If you want to query Cassandra data via JDBC but you want to use the power of Spark SQL for data processing, you need this application.
This app (CSJB), which is a Spark app, will automatically registers all Cassandra tables as schema RDDs in Spark SQL and starts an embedded Apache HiveThriftServer to make the RDDs ready to be consumed via "jdbc:hive2" protocol.
With this bridge/server, you can use any BI tool like Jasper, Pentaho or Tableau to query Cassandra tables via Spark SQL. You will be able to do many different aggregation and/or filtering operations like group by, join, etc.. with Cassandra data.
This application uses the Datastax's spark-cassandra-connector
Notes:
-
Cassandra tables are registered in Spark SQL using naming format below: keyspace_tableName Example: "mykeyspace.test" table in Cassandra will be registered as "mykeyspace_mytable" schema RDD.
-
As of now, CSJB only supports Cassandra tables with the following data types:
AsciiType, BooleanType, BytesType,CounterColumnType, DateType, DecimalType, DoubleType, LongType, FloatType, Int32Type, IntegerType, LexicalUUIDType, UTF8Type, UUIDType, TimestampType, ReversedType (for TimestampType)

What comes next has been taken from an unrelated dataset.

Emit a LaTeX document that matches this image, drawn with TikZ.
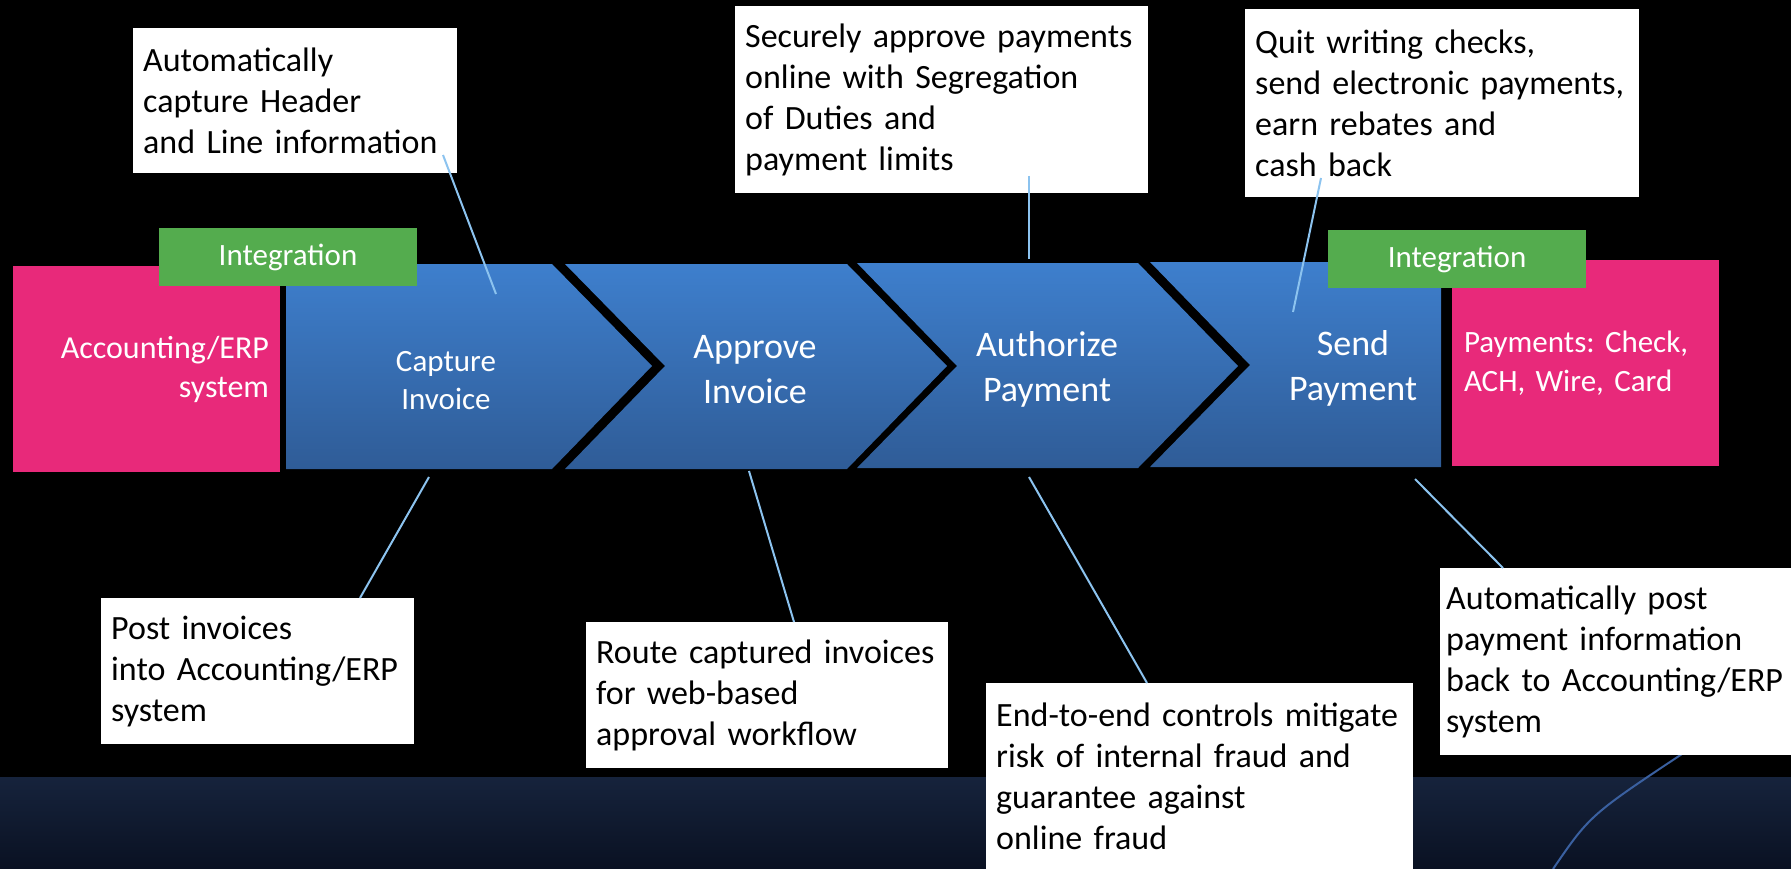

. More data types will be added in the near future (your contributions will be greatly appreciated).
============= Getting started
Prerequisites
- Install and start Cassandra 2.1
- Install and start Spark 1.2
Build
sbt assembly copyAssets
A fat assembly jar and config files will be generated in "target/dist"
Set environment variables
export INADCO_CSJB_HOME=`pwd`/target/dist
export SPARK_HOME=YOUR_SPARK_HOME_DIR
Enter Cassandra credentials and Spark master url
Default config values are in $INADCO_CSJB_HOME/dist/config/csjb-default.properties
spark.cassandra.connection.host=localhost
spark.cassandra.auth.username=CASSSANDRA_USER_NAME
spark.cassandra.auth.password=CASSSANDRA_PASSWORD
inadco.spark.master=local[2]
Start CSJB server
$INADCO_CSJB_HOME/bin/start.sh
The CSJB server is started at port 10000 (to stop it, run $INADCO_CSJB_HOME/bin/stop.sh) Status of CSJCB app is available via your Spark UI http://YOUR_SPARK_MASTER:8080/
Query your data
Run a client which supports "jdbc:hive2" protocol (e.g "beeline") and connect your CSJB server to query existing data in Cassandra (if you don't have the data yet, run cql and create a test table and insert some data in Cassandra first)
$SPARK_HOME/bin/beeline
beeline> !connect jdbc:hive2://localhost:10000
0: jdbc:hive2://localhost:10000> select id, sum(count) from mykeyspace_mytable group by id;